Once SEBI reviews and approves the application, the entity is officially designated as an 'Inoperative Fund' within the regulator's database.
Part II: Operational and Legal Implications
Attaining the 'Inoperative' designation alters the fund's operational boundaries, trading active management flexibility for significant compliance relief.
1. Prohibitions and Capital Deployment Rules
Once a fund enters this regulatory holding pattern, strict operational guardrails take effect:
- The manager cannot launch new schemes or deploy capital into fresh investments.
- The Asset Management Company (AMC) is barred from charging any management or advisory fees.
- Retained cash cannot sit idle or be mixed with corporate funds; it must be parked in low-risk, highly liquid avenues under Regulation 15(f), such as liquid mutual funds, bank fixed deposits, Treasury bills, or Tri-party Repos (TREPS).
2. Carve-Outs from Routine Compliance
The primary administrative advantage of this framework is the elimination of routine reporting burdens. Inoperative Funds are granted exemptions from several ongoing requirements:
Standard AIF Compliance Obligation | Status for Inoperative Funds |
Quarterly Activity Reports (QAR) | Exempted |
Compliance Test Reports (CTR) | Exempted |
Mandatory PPM Terms Audit | Exempted |
Performance Benchmarking Disclosures | Exempted |
Continuous NISM Certification for Key Personnel | Exempted |
Instead of managing these multiple timelines, an Inoperative Fund operates under a single consolidated requirement: filing an Annual Status Report detailing the status of the retained cash and outstanding disputes. This report must be delivered to both SEBI and the scheme's investors within 30 days from the close of each financial year.
[Expiration of Scheme Life]
[75% Investor Approval + SEBI Application Filing]
[SEBI Approves 'Inoperative Fund' Status]
PROHIBITED: New Investments, Extra Schemes, Management Fees
PERMITTED: Deploying Retained Cash in T-Bills or Liquid MFs
EXEMPTED: Bypassing Quarterly Reports, CTRs, and PPM Audits
[Submission of Annual Status Report Within 30 Days of FY Close]
[Disputes Settled Residual Cash Released Registration Cancelled]
Conclusion
SEBI's June 2026 framework provides a practical regulatory solution to the 'trapped cash' dilemma that frequently complicates the closure of mature funds.

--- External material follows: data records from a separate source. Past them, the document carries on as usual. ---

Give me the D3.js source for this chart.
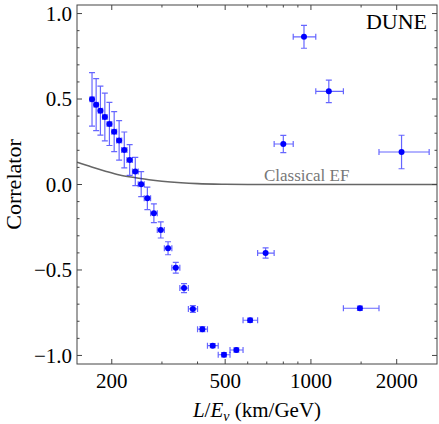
<!DOCTYPE html>
<html>
<head>
<meta charset="utf-8">
<script src="https://cdn.jsdelivr.net/npm/d3@7"></script>
<style>
  body { margin: 0; background: #fff }
</style>
</head>
<body>
<div id="chart"></div>
<script>
// DUNE baseline (km) and energy bin centres (GeV), bins are +-0.125 GeV
const baseline = 1300
const binHalf = 0.125
const energy = [7.625, 7.375, 7.125, 6.875, 6.625, 6.375, 6.125, 5.875, 5.625, 5.375,
  5.125, 4.875, 4.625, 4.375, 4.125, 3.875, 3.625, 3.375, 3.125, 2.875,
  2.625, 2.375, 2.125, 1.875, 1.625, 1.375, 1.125, 0.875, 0.625]
const correlator = [0.498, 0.467, 0.432, 0.395, 0.354, 0.309, 0.258, 0.202, 0.143, 0.076,
  0.002, -0.081, -0.168, -0.266, -0.373, -0.487, -0.606, -0.728, -0.846, -0.943,
  -0.996, -0.968, -0.794, -0.401, 0.237, 0.864, 0.545, -0.724, 0.190]
const correlatorErr = [0.156, 0.152, 0.143, 0.140, 0.126, 0.117, 0.116, 0.105, 0.090, 0.083,
  0.073, 0.066, 0.055, 0.047, 0.038, 0.032, 0.026, 0.020, 0.015, 0.012,
  0.012, 0.012, 0.012, 0.030, 0.050, 0.067, 0.066, 0.012, 0.098]

// classical expectation curve
const classicalX = [151, 170, 190, 213, 240, 270, 300, 350, 400, 500, 600, 800, 1200, 2000, 2770]
const classicalY = [0.130, 0.102, 0.078, 0.056, 0.041, 0.028, 0.019, 0.010, 0.005, 0.0015, 0.0004, 0, 0, 0, 0]

const xMajor = [200, 500, 1000, 2000]
const xMinor = [300, 400, 600, 700, 800, 900, 1500]
const yMajor = [-1, -0.5, 0, 0.5, 1]

const width = 439
const height = 424
const margin = { top: 5, right: 2, bottom: 60, left: 77 }
const serif = "'Liberation Serif', 'Times New Roman', Times, serif"

const points = energy.map((e, i) => ({
  x: baseline / e,
  xLo: baseline / (e + binHalf),
  xHi: baseline / (e - binHalf),
  y: correlator[i],
  err: correlatorErr[i]
}))

const svg = d3.select('#chart').append('svg')
  .attr('width', width)
  .attr('height', height)
  .attr('font-family', serif)
  .style('font-family', serif)

const x = d3.scaleLog()
  .domain([151, 2770])
  .range([margin.left, width - margin.right])
const y = d3.scaleLinear()
  .domain([-1.05, 1.05])
  .range([height - margin.bottom, margin.top])

const x0 = x.range()[0]
const x1 = x.range()[1]
const y0 = y.range()[0]
const y1 = y.range()[1]

// clip for plot contents
svg.append('clipPath').attr('id', 'clip')
  .append('rect')
  .attr('x', x0).attr('y', y1)
  .attr('width', x1 - x0).attr('height', y0 - y1)

// classical EF curve
const line = d3.line()
  .x((d, i) => x(classicalX[i]))
  .y(d => y(d))
  .curve(d3.curveMonotoneX)
svg.append('path')
  .attr('clip-path', 'url(#clip)')
  .attr('d', line(classicalY))
  .attr('fill', 'none')
  .attr('stroke', '#666')
  .attr('stroke-width', 1.6)

svg.append('text')
  .attr('x', x(684))
  .attr('y', y(0.02))
  .attr('font-size', 17)
  .attr('fill', '#777')
  .text('Classical EF')

// error bars
const cap = 3
const gErr = svg.append('g')
  .attr('stroke', 'rgba(0, 0, 255, 0.6)')
  .attr('stroke-width', 1.2)
  .attr('fill', 'none')
gErr.selectAll('path')
  .data(points)
  .join('path')
  .attr('d', d => {
    const cx = x(d.x)
    const cy = y(d.y)
    const ya = y(d.y + d.err)
    const yb = y(d.y - d.err)
    const xa = x(d.xLo)
    const xb = x(d.xHi)
    return `M${cx},${ya}V${yb}` +
      `M${cx - cap},${ya}H${cx + cap}M${cx - cap},${yb}H${cx + cap}` +
      `M${xa},${cy}H${xb}` +
      `M${xa},${cy - cap}V${cy + cap}M${xb},${cy - cap}V${cy + cap}`
  })

svg.append('g')
  .selectAll('circle')
  .data(points)
  .join('circle')
  .attr('cx', d => x(d.x))
  .attr('cy', d => y(d.y))
  .attr('r', 3)
  .attr('fill', '#0000ff')

// frame with inward ticks
const frame = svg.append('g')
  .attr('stroke', '#444')
  .attr('stroke-width', 1)
  .attr('fill', 'none')
frame.append('rect')
  .attr('x', x0).attr('y', y1)
  .attr('width', x1 - x0).attr('height', y0 - y1)

const tickPath = (v, len, horizontal) => horizontal
  ? `M${x(v)},${y0}v${-len}M${x(v)},${y1}v${len}`
  : `M${x0},${y(v)}h${len}M${x1},${y(v)}h${-len}`
frame.selectAll('.xmaj').data(xMajor).join('path').attr('d', d => tickPath(d, 5, true))
frame.selectAll('.xmin').data(xMinor).join('path').attr('d', d => tickPath(d, 2.5, true))
const yMinor = d3.range(-10, 11).map(d => d / 10).filter(d => !yMajor.some(m => Math.abs(m - d) < 1e-9))
frame.selectAll('.ymaj').data(yMajor).join('path').attr('d', d => tickPath(d, 5, false))
frame.selectAll('.ymin').data(yMinor).join('path').attr('d', d => tickPath(d, 2.5, false))

// tick labels
svg.append('g')
  .selectAll('text')
  .data(xMajor)
  .join('text')
  .attr('x', d => x(d))
  .attr('y', 388)
  .attr('text-anchor', 'middle')
  .attr('font-size', 21)
  .text(d => d)

const fmt = d3.format('.1f')
svg.append('g')
  .selectAll('text')
  .data(yMajor)
  .join('text')
  .attr('x', 72)
  .attr('y', d => y(d))
  .attr('dy', '0.35em')
  .attr('text-anchor', 'end')
  .attr('font-size', 21)
  .text(d => fmt(d))

// axis titles
const xt = svg.append('text')
  .attr('x', (x0 + x1) / 2)
  .attr('y', 417)
  .attr('text-anchor', 'middle')
  .attr('font-size', 21)
xt.append('tspan').attr('font-style', 'italic').text('L')
xt.append('tspan').text('/')
xt.append('tspan').attr('font-style', 'italic').text('E')
xt.append('tspan').attr('font-style', 'italic').attr('font-size', 14).attr('dy', 4).text('ν')
xt.append('tspan').attr('dy', -4).text(' (km/GeV)')

svg.append('text')
  .attr('transform', `translate(21,${(y0 + y1) / 2}) rotate(-90)`)
  .attr('text-anchor', 'middle')
  .attr('font-size', 22)
  .text('Correlator')

svg.append('text')
  .attr('x', 427)
  .attr('y', 29)
  .attr('text-anchor', 'end')
  .attr('font-size', 22)
  .text('DUNE')
</script>
</body>
</html>
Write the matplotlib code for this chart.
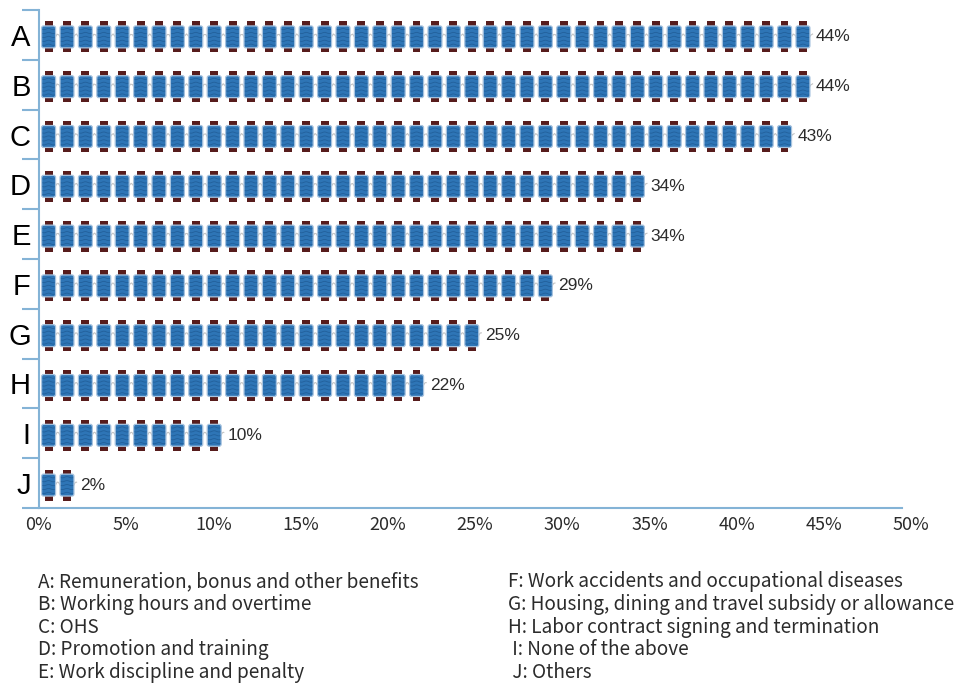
import math
import numpy as np
import matplotlib
matplotlib.use("Agg")
import matplotlib.pyplot as plt
from matplotlib.patches import Rectangle, FancyBboxPatch

# Survey categories and the share of respondents (%)
categories = ["A", "B", "C", "D", "E", "F", "G", "H", "I", "J"]
values = [44, 44, 43, 34, 34, 29, 25, 22, 10, 2]
value_labels = ["44%", "44%", "43%", "34%", "34%", "29%", "25%", "22%", "10%", "2%"]
x_ticks = [0, 5, 10, 15, 20, 25, 30, 35, 40, 45, 50]
x_tick_labels = ["0%", "5%", "10%", "15%", "20%", "25%", "30%", "35%", "40%", "45%", "50%"]
legend_left = [
    "A: Remuneration, bonus and other benefits",
    "B: Working hours and overtime",
    "C: OHS",
    "D: Promotion and training",
    "E: Work discipline and penalty",
]
legend_right = [
    "F: Work accidents and occupational diseases",
    "G: Housing, dining and travel subsidy or allowance",
    "H: Labor contract signing and termination",
    " I: None of the above",
    " J: Others",
]

# Spool pictogram geometry (x in %, y in row units)
SPOOL_STEP = 1.055
SPOOL_START = 0.15
BODY_W = 0.80
CAP_W = 0.45
BODY_H = 0.44
CAP_H = 0.62
Y_SHIFT = 0.04

BODY_COLOR = "#2e75b6"
BODY_EDGE = "#a7c3df"
STRIPE_COLOR = "#22609b"
CAP_COLOR = "#571c1c"
THREAD_COLOR = "#c4c4c4"
AXIS_COLOR = "#84b3d6"
TEXT_COLOR = "#2b2b2b"

fig = plt.figure(figsize=(9.6, 6.85), dpi=100)
ax = fig.add_axes([39 / 960, 1 - 508 / 685, (911 - 39) / 960, 498 / 685])

n_rows = len(categories)
ax.set_xlim(0, 50)
ax.set_ylim(n_rows - 0.5, -0.5)

# aspect correction so rounded corners look round in pixels
px_per_x = 872 / 50
px_per_y = 498 / n_rows
mut_aspect = px_per_x / px_per_y


def draw_spool(x0, yc):
    xc = x0 + BODY_W / 2
    # flanges top and bottom
    ax.add_patch(Rectangle((xc - CAP_W / 2, yc - CAP_H / 2), CAP_W, CAP_H,
                           facecolor=CAP_COLOR, edgecolor="none", zorder=2))
    # wound body
    ax.add_patch(FancyBboxPatch((x0, yc - BODY_H / 2), BODY_W, BODY_H,
                                boxstyle="round,pad=0,rounding_size=0.12",
                                mutation_aspect=mut_aspect,
                                facecolor=BODY_COLOR, edgecolor=BODY_EDGE,
                                linewidth=0.9, zorder=3))
    # thread stripes
    xs = np.linspace(x0 + 0.05, x0 + BODY_W - 0.05, 20)
    for k in range(5):
        yy = yc - BODY_H / 2 + (k + 0.8) * BODY_H / 5.6
        ax.plot(xs, yy + 0.012 * np.sin((xs - x0) / BODY_W * 2 * np.pi * 1.5),
                color=STRIPE_COLOR, lw=0.6, zorder=4, solid_capstyle="butt")


for i, (v, lab) in enumerate(zip(values, value_labels)):
    yc = i + Y_SHIFT
    n = math.ceil(v / SPOOL_STEP)
    end = SPOOL_START + n * SPOOL_STEP - (SPOOL_STEP - BODY_W)
    # loose thread running between spools
    tx = np.linspace(SPOOL_START, end + 0.15, 400)
    ty = yc + 0.06 * np.sin((tx - SPOOL_START) / SPOOL_STEP * 2 * np.pi * 2)
    ax.plot(tx, ty, color=THREAD_COLOR, lw=0.8, zorder=1)
    for k in range(n):
        draw_spool(SPOOL_START + k * SPOOL_STEP, yc)
    ax.text(end + 0.35, yc, lab, ha="left", va="center",
            fontsize=12.5, family=["Liberation Sans", "DejaVu Sans"],
            color=TEXT_COLOR)

# axes styling
for side in ("top", "right"):
    ax.spines[side].set_visible(False)
ax.spines["left"].set_color(AXIS_COLOR)
ax.spines["bottom"].set_color(AXIS_COLOR)
ax.spines["left"].set_linewidth(1.5)
ax.spines["bottom"].set_linewidth(1.5)
ax.spines["bottom"].set_bounds(0, 49.5)

ax.set_xticks(x_ticks)
ax.set_xticklabels(x_tick_labels, fontsize=13,
                   family=["Noto Sans CJK SC", "DejaVu Sans"], color=TEXT_COLOR)
ax.tick_params(axis="x", length=0, pad=6)

ax.set_yticks(range(n_rows))
ax.set_yticklabels(categories, fontsize=21,
                   family=["Liberation Sans", "DejaVu Sans"], color="black")
ax.set_yticks(np.arange(-0.5, n_rows, 1.0), minor=True)
ax.tick_params(axis="y", which="major", length=0, pad=6)
ax.tick_params(axis="y", which="minor", length=12, width=1.5, color=AXIS_COLOR)

# category key below the chart
for j, t in enumerate(legend_left):
    fig.text(38 / 960, 1 - (582 + j * 22.6) / 685, t, ha="left", va="center",
             fontsize=13.7, family=["Noto Sans CJK SC", "DejaVu Sans"],
             color=TEXT_COLOR)
for j, t in enumerate(legend_right):
    fig.text(508 / 960, 1 - (582 + j * 22.6) / 685, t, ha="left", va="center",
             fontsize=13.7, family=["Noto Sans CJK SC", "DejaVu Sans"],
             color=TEXT_COLOR)

fig.savefig("out.png", dpi=100, facecolor="white")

By removing the requirement to present an absolute 'NIL balance' while locked in multi-year legal or tax disputes, the regulator has simplified the exit process for investment managers.
For professionals advising in this space, the practical takeaway is clear: the 'Inoperative Fund' status acts as an effective regulatory shield against unnecessary operational expenses, while maintaining investor transparency through a simplified annual reporting cycle. This framework ensures that when a fund concludes its commercial life, its remaining structure does not incur unnecessary administrative costs while waiting for final legal closure.
References and Citations
- SEBI Circular: Guidelines for winding up of AIFs with respect to retention of proceeds and 'Inoperative Fund' status, No. HO/19/34/11(2)2026-AFD POD1/I/13764/2026, dated June 16, 2026.
- SEBI Master Circular: Master Circular for Alternative Investment Funds (AIFs), updated June 16, 2026 (Incorporating Chapter 25 on Winding-Up Framework).
- Statutory Amendment: Securities and Exchange Board of India (Alternative Investment Funds) (Amendment) Regulations, 2026, Gazette Notification dated April 18, 2026.
- SEBI Board Memorandum: Flexibility to AIFs in winding up of scheme and surrendering of registration, April 2026 Board Meeting Agenda Papers.